Следовательно, судьба призванного уже была заложена в его заветных произведениях 1844—1845 года. Они были искренними и безоглядными до конца. И он не скрывал своего творчества. По давней украинской традиции свои произведения он носил с собой. Г. Сковорода свои произведения и Библию носил в переметных сумах за плечами. Гоголь носил свои произведения в портфельчике, с которым не расставался. И Шевченко носил свои писания в портфеле, вместе с живописной утварью. Разница лишь в том, что ни Гоголя, ни Сковороду не ожидали жандармы при переправе на Днепре на правый берег.

Интересно, если бы Тараса Шевченко предупредили об аресте, мог ли бы он свой портфель бросить в воду?

Наверное, нет. В портфеле была его Судьба. С поэтом было его призвание. Это уже позже, в бессонные ночи, когда «не спалось, а ніч, як море», приходило в голову разное, перебирались и переигрывались разные события прошлого. Со всей искренностью поэт признавался: «дурний свій розум проклинаю, що дався дурням одурить, в калюжі волю утопить».

«Вы свет для мира. Не может спрятаться город, который стоит на верховине горы. И не зажигают светильник, чтобы поставить его под сосуд, но на подсвечник, — и светит он всем в доме. Так ваш свет пусть светит перед людьми»... (Мт. 5. 14-16). И еще один завет апостолам: «Не бойтесь».

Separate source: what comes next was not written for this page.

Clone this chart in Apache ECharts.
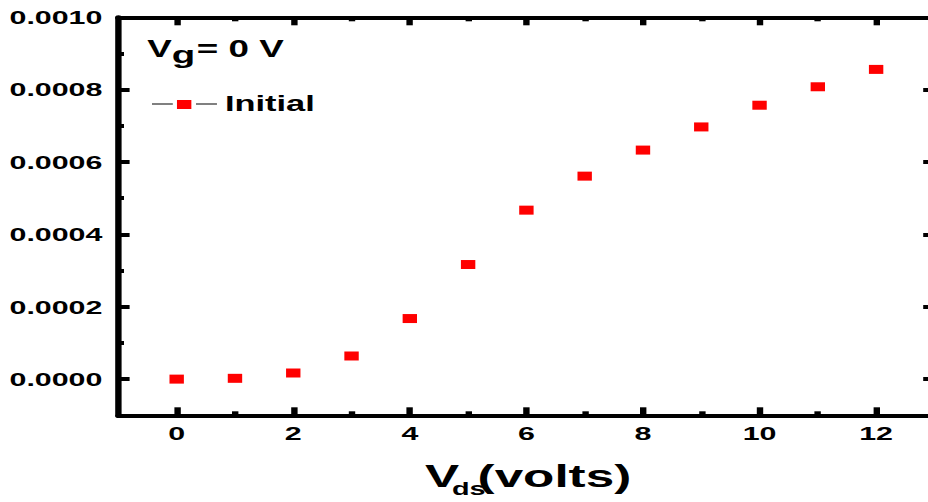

Призванный идет, высокий и беззащитный, прокладывать путь из прошлого, которого уже не видно, в будущее, которого еще не видно. Над гнетущими обстоятельствами он возвышается духом и призывает живых.

Будет ли поэзия Шевченко созвучной обездоленным детям потребительского века? Будут ли они читать «Кобзаря» в интернете? Будет ли просвещать слово, поставленное на страже, сбетонированную толщу информации?

Подобные вопросы относительно «Божьего слова» и народной песни ставились и в предыдущие века. Тогда тоже все это казалось безнадежно старосветским. В настоящее время мы уже не можем представить себе, сквозь какие еще толщи отчуждения, крайнего безразличия и профанации должны были доходить «думы» Кобзаря. «Попідтинню, сиротами», — думалось ему...

Но все-таки они доходили сквозь заслоны временных обманов соблазнительного радикализма, модного материализма, победного социализма, глухого тоталитаризма...

А поэт проходит над сетями времени и обращается к душе, неподвластной переменчивым ветрам времени.